GIVEN REQUEST.
Repeat each line of the material below exactly as it appears, minus any pictures.

** BEGIN **

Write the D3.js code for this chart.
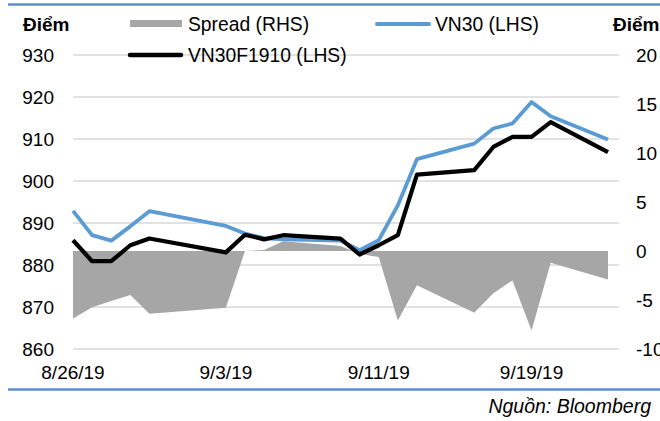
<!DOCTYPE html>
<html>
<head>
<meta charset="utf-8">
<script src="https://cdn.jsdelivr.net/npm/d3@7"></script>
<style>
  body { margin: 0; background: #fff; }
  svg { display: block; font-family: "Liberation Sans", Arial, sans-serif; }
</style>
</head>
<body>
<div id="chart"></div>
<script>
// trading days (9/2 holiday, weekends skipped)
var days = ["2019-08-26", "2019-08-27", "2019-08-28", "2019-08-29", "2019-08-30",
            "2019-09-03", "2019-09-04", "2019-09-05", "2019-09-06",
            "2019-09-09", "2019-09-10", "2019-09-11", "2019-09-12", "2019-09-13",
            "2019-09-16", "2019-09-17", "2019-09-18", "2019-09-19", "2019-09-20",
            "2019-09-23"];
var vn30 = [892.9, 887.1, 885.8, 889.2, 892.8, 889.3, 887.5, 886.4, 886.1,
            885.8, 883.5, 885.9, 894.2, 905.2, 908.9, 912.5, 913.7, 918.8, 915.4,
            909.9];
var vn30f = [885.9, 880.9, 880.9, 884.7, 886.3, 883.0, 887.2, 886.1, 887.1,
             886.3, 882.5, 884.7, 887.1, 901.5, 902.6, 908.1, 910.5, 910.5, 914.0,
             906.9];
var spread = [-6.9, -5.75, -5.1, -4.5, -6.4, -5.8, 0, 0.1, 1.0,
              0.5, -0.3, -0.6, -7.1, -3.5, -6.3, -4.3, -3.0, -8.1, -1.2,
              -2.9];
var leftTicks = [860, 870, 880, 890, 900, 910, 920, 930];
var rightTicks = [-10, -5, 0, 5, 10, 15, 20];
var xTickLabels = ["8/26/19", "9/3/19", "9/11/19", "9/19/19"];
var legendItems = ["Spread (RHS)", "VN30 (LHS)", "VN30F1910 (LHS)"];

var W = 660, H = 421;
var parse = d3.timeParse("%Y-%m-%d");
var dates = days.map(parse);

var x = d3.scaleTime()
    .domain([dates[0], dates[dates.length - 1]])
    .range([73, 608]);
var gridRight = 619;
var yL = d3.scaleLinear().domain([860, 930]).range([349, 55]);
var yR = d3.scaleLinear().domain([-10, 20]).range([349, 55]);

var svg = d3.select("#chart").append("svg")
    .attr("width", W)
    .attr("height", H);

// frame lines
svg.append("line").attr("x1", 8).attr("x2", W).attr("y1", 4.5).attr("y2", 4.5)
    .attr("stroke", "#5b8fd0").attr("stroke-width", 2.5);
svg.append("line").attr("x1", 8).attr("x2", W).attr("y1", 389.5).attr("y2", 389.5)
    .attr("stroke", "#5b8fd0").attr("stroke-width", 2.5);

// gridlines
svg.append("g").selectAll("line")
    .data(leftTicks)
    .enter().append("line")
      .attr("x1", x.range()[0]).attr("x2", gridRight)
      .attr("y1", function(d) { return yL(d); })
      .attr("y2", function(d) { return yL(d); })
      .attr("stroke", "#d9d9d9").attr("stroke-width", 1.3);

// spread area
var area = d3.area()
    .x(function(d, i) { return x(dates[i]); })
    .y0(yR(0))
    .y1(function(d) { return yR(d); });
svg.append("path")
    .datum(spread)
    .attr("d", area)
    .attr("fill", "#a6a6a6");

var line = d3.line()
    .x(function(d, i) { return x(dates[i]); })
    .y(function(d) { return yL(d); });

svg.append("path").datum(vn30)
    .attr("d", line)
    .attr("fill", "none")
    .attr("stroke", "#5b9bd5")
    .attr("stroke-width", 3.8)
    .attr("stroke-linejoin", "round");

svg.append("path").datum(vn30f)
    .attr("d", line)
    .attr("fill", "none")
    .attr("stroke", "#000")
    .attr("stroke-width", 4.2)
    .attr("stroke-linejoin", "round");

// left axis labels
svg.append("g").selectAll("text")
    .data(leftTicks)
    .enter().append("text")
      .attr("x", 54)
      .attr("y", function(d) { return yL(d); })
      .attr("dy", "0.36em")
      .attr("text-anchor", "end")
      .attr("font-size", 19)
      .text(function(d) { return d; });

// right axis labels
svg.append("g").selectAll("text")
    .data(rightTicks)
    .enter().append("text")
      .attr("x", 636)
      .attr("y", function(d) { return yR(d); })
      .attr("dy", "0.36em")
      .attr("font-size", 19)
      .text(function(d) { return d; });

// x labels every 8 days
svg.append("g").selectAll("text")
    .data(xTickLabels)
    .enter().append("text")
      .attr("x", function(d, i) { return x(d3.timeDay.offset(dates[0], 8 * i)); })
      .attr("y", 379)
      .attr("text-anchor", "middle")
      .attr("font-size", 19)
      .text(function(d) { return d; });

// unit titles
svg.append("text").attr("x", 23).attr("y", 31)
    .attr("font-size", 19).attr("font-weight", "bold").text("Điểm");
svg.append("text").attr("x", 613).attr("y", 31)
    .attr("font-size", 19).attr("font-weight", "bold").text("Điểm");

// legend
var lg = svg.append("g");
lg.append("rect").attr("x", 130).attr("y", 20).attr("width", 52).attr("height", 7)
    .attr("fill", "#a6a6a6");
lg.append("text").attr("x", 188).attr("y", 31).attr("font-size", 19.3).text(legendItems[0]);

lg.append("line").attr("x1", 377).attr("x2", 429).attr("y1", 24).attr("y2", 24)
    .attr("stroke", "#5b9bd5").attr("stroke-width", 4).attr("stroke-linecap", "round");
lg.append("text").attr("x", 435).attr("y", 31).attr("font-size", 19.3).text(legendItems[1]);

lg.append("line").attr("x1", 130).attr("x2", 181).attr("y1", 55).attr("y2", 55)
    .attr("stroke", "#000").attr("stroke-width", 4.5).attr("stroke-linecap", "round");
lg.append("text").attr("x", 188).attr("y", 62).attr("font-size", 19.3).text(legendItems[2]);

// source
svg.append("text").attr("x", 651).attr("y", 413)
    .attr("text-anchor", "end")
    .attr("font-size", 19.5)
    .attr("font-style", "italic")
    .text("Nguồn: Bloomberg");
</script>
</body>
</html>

** END **

EXERCISE RESPONSE.
Write the D3.js code for this chart.
<!DOCTYPE html>
<html>
<head>
<meta charset="utf-8">
<script src="https://cdn.jsdelivr.net/npm/d3@7"></script>
<style>
  body { margin: 0; background: #fff; }
  svg { display: block; font-family: "Liberation Sans", Arial, sans-serif; }
</style>
</head>
<body>
<div id="chart"></div>
<script>
// trading days (9/2 holiday, weekends skipped)
var days = ["2019-08-26", "2019-08-27", "2019-08-28", "2019-08-29", "2019-08-30",
            "2019-09-03", "2019-09-04", "2019-09-05", "2019-09-06",
            "2019-09-09", "2019-09-10", "2019-09-11", "2019-09-12", "2019-09-13",
            "2019-09-16", "2019-09-17", "2019-09-18", "2019-09-19", "2019-09-20",
            "2019-09-23"];
var vn30 = [892.9, 887.1, 885.8, 889.2, 892.8, 889.3, 887.5, 886.4, 886.1,
            885.8, 883.5, 885.9, 894.2, 905.2, 908.9, 912.5, 913.7, 918.8, 915.4,
            909.9];
var vn30f = [885.9, 880.9, 880.9, 884.7, 886.3, 883.0, 887.2, 886.1, 887.1,
             886.3, 882.5, 884.7, 887.1, 901.5, 902.6, 908.1, 910.5, 910.5, 914.0,
             906.9];
var spread = [-6.9, -5.75, -5.1, -4.5, -6.4, -5.8, 0, 0.1, 1.0,
              0.5, -0.3, -0.6, -7.1, -3.5, -6.3, -4.3, -3.0, -8.1, -1.2,
              -2.9];
var leftTicks = [860, 870, 880, 890, 900, 910, 920, 930];
var rightTicks = [-10, -5, 0, 5, 10, 15, 20];
var xTickLabels = ["8/26/19", "9/3/19", "9/11/19", "9/19/19"];
var legendItems = ["Spread (RHS)", "VN30 (LHS)", "VN30F1910 (LHS)"];

var W = 660, H = 421;
var parse = d3.timeParse("%Y-%m-%d");
var dates = days.map(parse);

var x = d3.scaleTime()
    .domain([dates[0], dates[dates.length - 1]])
    .range([73, 608]);
var gridRight = 619;
var yL = d3.scaleLinear().domain([860, 930]).range([349, 55]);
var yR = d3.scaleLinear().domain([-10, 20]).range([349, 55]);

var svg = d3.select("#chart").append("svg")
    .attr("width", W)
    .attr("height", H);

// frame lines
svg.append("line").attr("x1", 8).attr("x2", W).attr("y1", 4.5).attr("y2", 4.5)
    .attr("stroke", "#5b8fd0").attr("stroke-width", 2.5);
svg.append("line").attr("x1", 8).attr("x2", W).attr("y1", 389.5).attr("y2", 389.5)
    .attr("stroke", "#5b8fd0").attr("stroke-width", 2.5);

// gridlines
svg.append("g").selectAll("line")
    .data(leftTicks)
    .enter().append("line")
      .attr("x1", x.range()[0]).attr("x2", gridRight)
      .attr("y1", function(d) { return yL(d); })
      .attr("y2", function(d) { return yL(d); })
      .attr("stroke", "#d9d9d9").attr("stroke-width", 1.3);

// spread area
var area = d3.area()
    .x(function(d, i) { return x(dates[i]); })
    .y0(yR(0))
    .y1(function(d) { return yR(d); });
svg.append("path")
    .datum(spread)
    .attr("d", area)
    .attr("fill", "#a6a6a6");

var line = d3.line()
    .x(function(d, i) { return x(dates[i]); })
    .y(function(d) { return yL(d); });

svg.append("path").datum(vn30)
    .attr("d", line)
    .attr("fill", "none")
    .attr("stroke", "#5b9bd5")
    .attr("stroke-width", 3.8)
    .attr("stroke-linejoin", "round");

svg.append("path").datum(vn30f)
    .attr("d", line)
    .attr("fill", "none")
    .attr("stroke", "#000")
    .attr("stroke-width", 4.2)
    .attr("stroke-linejoin", "round");

// left axis labels
svg.append("g").selectAll("text")
    .data(leftTicks)
    .enter().append("text")
      .attr("x", 54)
      .attr("y", function(d) { return yL(d); })
      .attr("dy", "0.36em")
      .attr("text-anchor", "end")
      .attr("font-size", 19)
      .text(function(d) { return d; });

// right axis labels
svg.append("g").selectAll("text")
    .data(rightTicks)
    .enter().append("text")
      .attr("x", 636)
      .attr("y", function(d) { return yR(d); })
      .attr("dy", "0.36em")
      .attr("font-size", 19)
      .text(function(d) { return d; });

// x labels every 8 days
svg.append("g").selectAll("text")
    .data(xTickLabels)
    .enter().append("text")
      .attr("x", function(d, i) { return x(d3.timeDay.offset(dates[0], 8 * i)); })
      .attr("y", 379)
      .attr("text-anchor", "middle")
      .attr("font-size", 19)
      .text(function(d) { return d; });

// unit titles
svg.append("text").attr("x", 23).attr("y", 31)
    .attr("font-size", 19).attr("font-weight", "bold").text("Điểm");
svg.append("text").attr("x", 613).attr("y", 31)
    .attr("font-size", 19).attr("font-weight", "bold").text("Điểm");

// legend
var lg = svg.append("g");
lg.append("rect").attr("x", 130).attr("y", 20).attr("width", 52).attr("height", 7)
    .attr("fill", "#a6a6a6");
lg.append("text").attr("x", 188).attr("y", 31).attr("font-size", 19.3).text(legendItems[0]);

lg.append("line").attr("x1", 377).attr("x2", 429).attr("y1", 24).attr("y2", 24)
    .attr("stroke", "#5b9bd5").attr("stroke-width", 4).attr("stroke-linecap", "round");
lg.append("text").attr("x", 435).attr("y", 31).attr("font-size", 19.3).text(legendItems[1]);

lg.append("line").attr("x1", 130).attr("x2", 181).attr("y1", 55).attr("y2", 55)
    .attr("stroke", "#000").attr("stroke-width", 4.5).attr("stroke-linecap", "round");
lg.append("text").attr("x", 188).attr("y", 62).attr("font-size", 19.3).text(legendItems[2]);

// source
svg.append("text").attr("x", 651).attr("y", 413)
    .attr("text-anchor", "end")
    .attr("font-size", 19.5)
    .attr("font-style", "italic")
    .text("Nguồn: Bloomberg");
</script>
</body>
</html>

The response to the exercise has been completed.